ISCA Archive Interspeech 2015
ISCA Archive Interspeech 2015

A comparison of normalization techniques applied to latent space representations for speech analytics

Mohamed Morchid, Richard Dufour, Driss Matrouf

In the context of noisy environments, Automatic Speech Recognition (ASR) systems usually produce poor transcription quality which also negatively impact performance of speech analytics. Various methods have then been proposed to compensate the bad effect of ASR errors, mainly by projecting transcribed words in an abstract space. In this paper, we seek to identify themes from dialogues of telephone conversation services using latent topic-spaces estimated from a latent Dirichlet allocation (LDA). As an outcome, a document can be represented with a vector containing probabilities to be associated to each topic estimated with LDA. This vector should nonetheless be normalized to condition document representations.

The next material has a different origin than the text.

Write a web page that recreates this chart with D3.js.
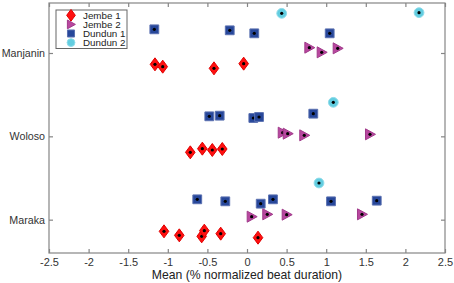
<!DOCTYPE html>
<html><head><meta charset="utf-8">
<script src="https://cdn.jsdelivr.net/npm/d3@7"></script>
<style>body{margin:0;background:#fff}svg{display:block;font-family:"Liberation Sans",Arial,sans-serif}</style>
</head><body><svg id="c" width="454" height="283"></svg>
<script>
const categories = ["Maraka", "Woloso", "Manjanin"]; // y = 1, 2, 3
const xTicks = [-2.5, -2, -1.5, -1, -0.5, 0, 0.5, 1, 1.5, 2, 2.5];
const seriesNames = ["Jembe 1", "Jembe 2", "Dundun 1", "Dundun 2"];
// [x, y] pairs (y in category units)
const jembe1 = [
  [-1.162, 2.864], [-1.064, 2.836], [-0.417, 2.816], [-0.042, 2.872],
  [-0.716, 1.808], [-0.564, 1.852], [-0.438, 1.836], [-0.312, 1.848],
  [-1.048, 0.860], [-0.855, 0.812], [-0.572, 0.800], [-0.539, 0.868], [-0.332, 0.832], [0.139, 0.784]
];
const jembe2 = [
  [0.787, 3.064], [0.943, 3.008], [1.145, 3.056],
  [0.451, 2.044], [0.514, 2.032], [0.723, 2.012], [1.553, 2.024],
  [0.059, 1.036], [0.256, 1.064], [0.501, 1.060], [1.452, 1.064]
];
const dundun1 = [
  [-1.170, 3.284], [-0.218, 3.272], [0.092, 3.236], [1.044, 3.236],
  [-0.476, 2.240], [-0.345, 2.248], [0.080, 2.220], [0.152, 2.232], [0.837, 2.272],
  [-0.628, 1.244], [-0.274, 1.220], [0.173, 1.192], [0.328, 1.244], [1.061, 1.220], [1.638, 1.228]
];
const dundun2 = [
  [0.438, 3.476], [2.172, 3.484],
  [1.090, 2.408],
  [0.909, 1.440]
];

const svg = d3.select("#c");
const L = 49, R = 445, T = 3, B = 253;
const x = d3.scaleLinear().domain([-2.5, 2.5]).range([L, R]);
const y = d3.scaleLinear().domain([0.6, 3.6]).range([B, T]);
const axisColor = "#858585";

svg.append("rect").attr("x", L).attr("y", T).attr("width", R - L).attr("height", B - T)
  .attr("fill", "none").attr("stroke", axisColor).attr("stroke-width", 1.2);

const fmt = d => (d === 0 ? "0" : String(d));
const gx = svg.append("g").attr("transform", `translate(0,${B})`)
  .call(d3.axisBottom(x).tickValues(xTicks).tickFormat(fmt).tickSizeInner(-4).tickSizeOuter(0).tickPadding(5));
const gxt = svg.append("g").attr("transform", `translate(0,${T})`)
  .call(d3.axisTop(x).tickValues(xTicks).tickFormat("").tickSizeInner(-4).tickSizeOuter(0));
const gy = svg.append("g").attr("transform", `translate(${L},0)`)
  .call(d3.axisLeft(y).tickValues([1, 2, 3]).tickFormat(d => categories[d - 1]).tickSizeInner(-4).tickSizeOuter(0).tickPadding(4));
const gyr = svg.append("g").attr("transform", `translate(${R},0)`)
  .call(d3.axisRight(y).tickValues([1, 2, 3]).tickFormat("").tickSizeInner(-4).tickSizeOuter(0));

[gx, gxt, gy, gyr].forEach(g => {
  g.select(".domain").remove();
  g.attr("font-family", "Liberation Sans, Arial, sans-serif");
  g.selectAll(".tick line").attr("stroke", axisColor).attr("stroke-width", 1.2);
  g.selectAll("text").attr("fill", "#333");
});
gx.attr("font-size", 11);
gy.attr("font-size", 10.7);

svg.append("text").attr("x", (L + R) / 2).attr("y", 278.5).attr("text-anchor", "middle")
  .attr("font-size", 12.2).attr("fill", "#222").text("Mean (% normalized beat duration)");

const styles = {
  "Jembe 1": {fill: "#ff1010", stroke: "#e00000", shape: "diamond"},
  "Jembe 2": {fill: "#b8479f", stroke: "#a03a8a", shape: "tri"},
  "Dundun 1": {fill: "#27479a", stroke: "#5a70b0", shape: "square"},
  "Dundun 2": {fill: "#62cde0", stroke: "#8fdcea", shape: "circle"}
};
function shapePath(shape, k) {
  switch (shape) {
    case "diamond": return `M0,${-6.5*k}L${4.8*k},0L0,${6.5*k}L${-4.8*k},0Z`;
    case "tri": return `M${-4.5*k},${-5.5*k}L${5.5*k},0L${-4.5*k},${5.5*k}Z`;
    case "square": return `M${-4.4*k},${-4.4*k}H${4.4*k}V${4.4*k}H${-4.4*k}Z`;
    case "circle": return d3.symbol(d3.symbolCircle, 75 * k * k)();
  }
}
function drawMarker(g, name, px, py, k) {
  const s = styles[name];
  const m = g.append("g").attr("transform", `translate(${px},${py})`);
  m.append("path").attr("d", shapePath(s.shape, k)).attr("fill", s.fill).attr("stroke", s.stroke).attr("stroke-width", 1);
  return m;
}
const data = [["Dundun 2", dundun2], ["Dundun 1", dundun1], ["Jembe 2", jembe2], ["Jembe 1", jembe1]];
const pg = svg.append("g");
data.forEach(([name, arr]) => {
  arr.forEach(([vx, vy]) => {
    const m = drawMarker(pg, name, x(vx), y(vy), 1);
    m.append("circle").attr("r", 1.6).attr("fill", "#000");
  });
});

const lg = svg.append("g");
lg.append("rect").attr("x", 56).attr("y", 10).attr("width", 71).attr("height", 38.5)
  .attr("fill", "#fff").attr("stroke", "#666").attr("stroke-width", 1);
seriesNames.forEach((n, i) => {
  const yy = 15.3 + i * 9.1;
  drawMarker(lg, n, 71, yy, n === "Jembe 1" ? 0.9 : 0.8);
  lg.append("text").attr("x", 83).attr("y", yy).attr("dy", "0.36em").attr("font-size", 9.8)
    .attr("fill", "#222").text(n);
});
</script></body></html>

We propose to compare the original LDA vector representation (without normalization) with two normalization approaches, the Eigen Factor Radial (EFR) and the Feature Warping (FW) methods, already successfully applied in speaker recognition field, but never compared and evaluated in the context of a speech analytic task. Results show the interest of these normalization techniques for theme identification tasks using automatic transcriptions The EFR normalization approach allows a gain of 3.67 and 3.06 points respectively in comparison to the absence of normalization and to the FW normalization technique.